All posts

Claude Agents Can Finally Stop Leaking Credentials. The Real Work Is Still Your Backend.

Anthropic fixed Claude's credential leak with sandboxes and MCP tunnels. That is huge for production AI, but security is only the start. Your backend needs to execute tool calls safely and reactively

May 20, 20263 min read
Heavy black punk-zine style illustration of a stamp-machine workflow pushing AI agents and tool-call blocks through a locked backend chamber, with leaking credential scraps blocked

Every demo looks great until you try to ship it to production. The problem with AI agents is not that they cannot write code or call APIs. It is that they walk around with your API keys in their pocket. If the agent goes rogue or gets confused, your credentials go with it.

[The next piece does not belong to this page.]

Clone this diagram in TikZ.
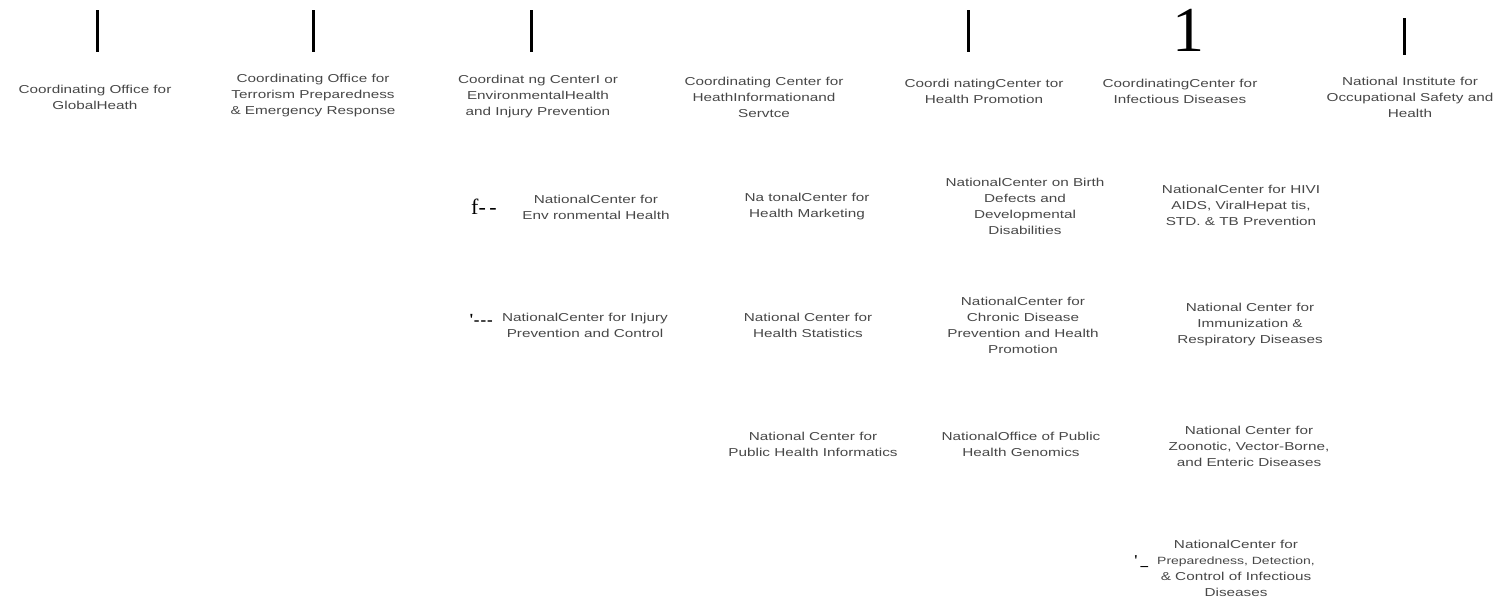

Anthropic is fixing that today with two new tools for Claude Managed Agents. The first is a self-hosted sandbox that keeps tool execution inside your own infrastructure perimeter. The second is an MCP tunnel that connects the agent to private MCP servers without ever handing over the actual credentials. The agent gets to use the tool, but it never holds the keys.

Until now, most agent setups required passing tokens along with every tool call. That works fine for a weekend prototype. It is a non-starter for a healthcare app or a fintech dashboard handling real money. Compliance teams and security engineers have been the ones slamming the brakes.

What Secure Actually Looks Like in Production

Hiding keys is only half the battle. You also need to control where the code runs. Anthropic's sandbox lets teams keep execution local or inside their VPC. The agent gets a tunnel, not a keychain. That is a real architectural shift, not a permissions patch.

But the agent still needs to do something. It still needs to read from a database, write to a CRM, or charge a credit card. Someone has to build those endpoints, host them, handle concurrency, and make sure the database does not lock up when three agents hit it at once.

Build for the Agent, Not the Demo

This is the part the announcement does not cover. A secure sandbox is useless if the backend inside it is brittle. Most vibe-coded apps start with a thin layer of serverless functions and a generic database. They work for demos. They crack when an agent starts looping, retries a payment, or fires off ten queries in a second because the LLM got eager.

You need a backend that is actually built for AI. That means reactive queries that push updates live, durable workflows that survive a crash mid-task, and vector search built in so the agent has context without ferrying data back and forth across services. That is the difference between a cool agent demo and a product people pay for.

When your agent calls a tool through that MCP tunnel, it needs something on the other side that can execute reliably. That backend is your responsibility. It needs to handle concurrency, survive crashes, and return results fast enough that the agent does not time out and hallucinate a workaround. The credential fix gets the agent into your system. Your backend determines whether it ships a feature or breaks your database.

The builders who win this phase will not be the ones with the fanciest prompt engineering. They will be the ones who treat the agent as just another user of a solid API. Build the backend first. Give the agent a narrow, well-documented surface to call. Then let the LLM do what it does best while your infrastructure handles the rest.

It is tempting to ship the moment your Claude agent successfully books a calendar slot in a sandbox. But production means handling the edge case where the agent tries to book the same slot twice because the first call lagged. It means idempotency keys, transactional writes, and rate limiting. These are not LLM problems. They are software engineering problems.

Anthropic just removed the excuse that agents cannot be trusted with keys. Now the bottleneck is purely on execution. That is a good thing. It means the playing field shifts back to who can build the most reliable, responsive stack underneath the model. For founders and indie hackers, that is an opportunity to outship slower incumbents who are still treating AI like a chatbot layer.